Wcześniej na sesji Nowak otrzymał absolutorium za wykonie budżetu na 2017 rok. Nie poprali go tylko członkowie klubu PO. Za to do niecodziennej sytuacji doszło podczas głosowania nad wynagrodzeniem prezydenta, które zgodnie z rozporządzeniem musiało ulec uszczupleniu o 20 proc. Sam prezydent poprosił radnych, aby „nie mieli dylematów” i przyjęli uchwałę, bo inaczej wyręczy ich wojewoda.
- Nie powinno się obniżać wynagrodzenia w toku trwania umowy. Takie rozporządzenie można było wprowadzić, ale od nowej kadencji - argumentował Piotr Lachowicz z PO. - To taka kara do szatni.

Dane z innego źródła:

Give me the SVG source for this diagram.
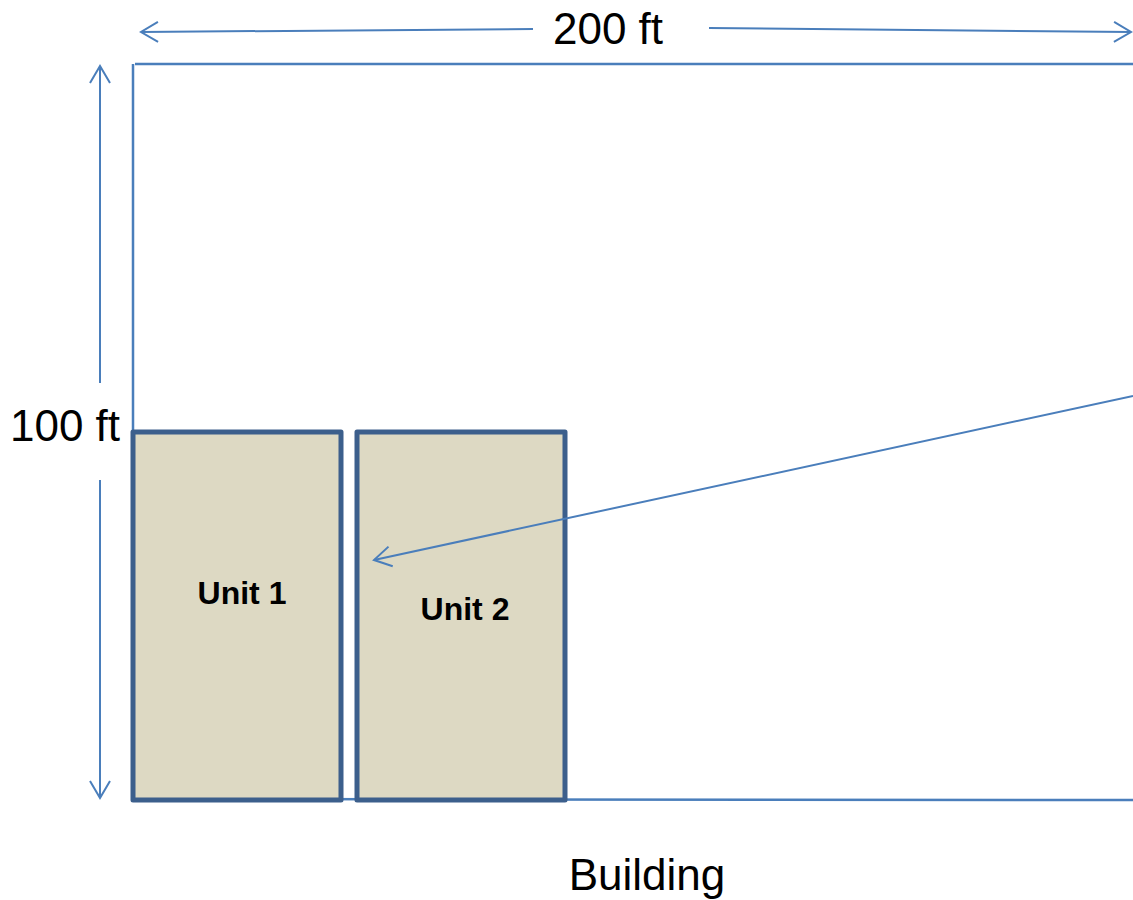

Niehonorowe zachowanie na koniec kadencji - dodał Grzegorz Fecko również z Platformy, zaś Kazimierz Sas z SLD skwitował, że to: - Fałsz i obłuda, najlepszy przykład populizmu.
- Puknijcie się nie powiem gdzie... Trochę logiki koledzy - ripostował opozycję Grzegorz Mądry z Prawa i Sprawiedliwości, zarzucając kolegom, że bronią prezydenta z przekory.
Od 1 lipca zamiast 12 476 zł brutto Ryszard Nowak będzie zarabiał 10 840 zł.